Projective Basis Explanation, Visualisation

Question

I have trouble understanding the geometric idea behind a projective basis. So for example in $\mathbb{P}^2(K)$ we have $[1:0:0],[0:1:0],[0:0:1], [1:1:1]$ but why? I know that $$ [1:0:0] = k\cdot \vec{e_1} $$ then we have four lines. Why is there $[1:1:1]$? Isnt this a linear combination of the other ones? A very brief explanation would be enough. I really have no clue why there is always an extra vector or "line".

Answer 1

In projective geometry you cannot talk of a linear combination. Also, the idea that dimension corresponds to the number of elements in the basis is something you should get rid of when talking about projective geometry. So why do we have four points in a basis for a two-dimensional projective space? (Or $n + 2$ points in a basis for $\mathbb{P}^n K$?)

This idea arises when we're trying to fix a projective transformation. Let $[x], [y]$ and $[z]$ be three points in the projective space, and $x, y, z$ linearly independent in $K^3$ and suppose that $\varphi = [A]$ is a projective transformation on $\mathbb{P}^2 K$ (with $A$ a $3 \times 3$ matrix -- or linear transformation, if you want -- over $K$) such that $\varphi([1:0:0]) = [x]$, $\varphi([0:1:0]) = [y]$ and $\varphi([0:0:1]) = [z]$.
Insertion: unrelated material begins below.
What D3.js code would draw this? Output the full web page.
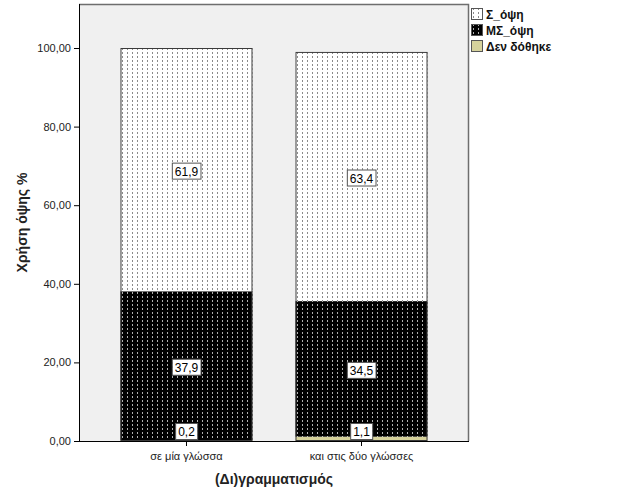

To make this example easier, I'll suppose $x = (0,1,0), y = (0,0,1), z = (1,0,0)$, but notice that the following argument would work for any three independent vectors. Then we have $A(1,0,0) = \lambda (0,1,0)$ for some $\lambda \in K_{\neq 0}$. Similarly we find $\mu, \nu \neq 0$ such that $$\varphi = [A] = [\begin{pmatrix} 0 & 0 & \nu \\ \lambda & 0 & 0 \\ 0 & \mu & 0 \end{pmatrix} ] = [\begin{pmatrix} 0 & 0 & 1 \\ \lambda/\nu & 0 & 0 \\ 0 & \mu/\nu & 0 \end{pmatrix} ].$$ Notice that this "basis" DOES NOT uniquely define $\varphi$ (we still have two "degrees of freedom" left!). This is not what we want, so we throw in another vector $(1,1,1)$ so that any three vectors are lineairly independent, and the same for our basis of images. Say, $\varphi([1:1:1]) = [2:3:4].$ (For the sake of example, but this fourth vector should be such that any three vectors in our basis are LI.) Then, $$A(1,1,1) = \xi (2,3,4) \iff \nu = 2\xi, \lambda = 3\xi, \mu = 4 \xi$$ for some $\xi \neq 0$, and this DOES fix our projective transformation: $$\varphi = [A] = [\begin{pmatrix} 0 & 0 & 2 \\ 3 & 0 & 0 \\ 0 & 4 & 0 \end{pmatrix} ],$$ and this is exactly what we want from our basis: it's the smallest number of points such that a transformation is uniquely determined on them.